What bodyweight shoulder exercises should beginners start with?
For someone completely new to shoulder training, the goal is not jumping straight into difficult inverted exercises.
The goal is helping the shoulders learn how to support weight and move in stable positions.
A very beginner-friendly starting group usually includes:
- Scapular push-ups
- Plank to downward dog
- Bear crawl shoulder taps
- Downward dog push-ups
- Reverse plank
These exercises introduce key shoulder concepts without demanding extreme overhead strength right away.
They help build support strength through the arms, improve shoulder blade control, and teach basic pressing angles.
After these start feeling more coordinated and stable, many people move naturally toward pike push-ups.
From there, wall-supported positions and more advanced variations can gradually enter the routine.
This step-by-step progression works well because each new movement feels like a logical extension of what the shoulders already know how to do.
Which bodyweight shoulder exercises give the strongest shoulder burn?
If the goal is that clear sensation that the shoulders are doing real work, several bodyweight exercises tend to stand out.

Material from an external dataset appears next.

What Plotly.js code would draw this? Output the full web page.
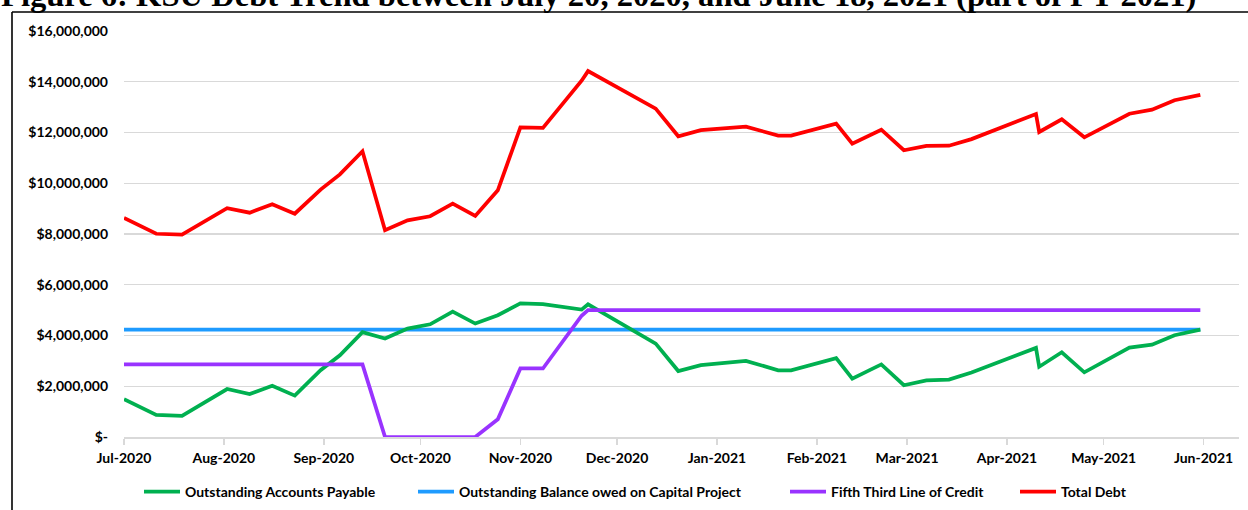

The ones that often create the strongest shoulder effort include:
- Pike push-ups
- Elevated pike push-ups
- Wall walks
- Wall handstand holds
- Forearm stand prep holds
These exercises place the shoulders in strong pressing or support positions where a large portion of bodyweight moves through the arms.
That makes the workload very honest.
You quickly feel whether the shoulders are handling the position well.
Even so, building a full shoulder routine only from the hardest drills is rarely the best approach.
Too much intensity without supportive movements often creates stiffness and reduces movement quality.
A better shoulder session usually combines challenging presses with exercises that improve stability, shoulder blade control, and overall movement.
That combination tends to produce stronger and healthier shoulders over time.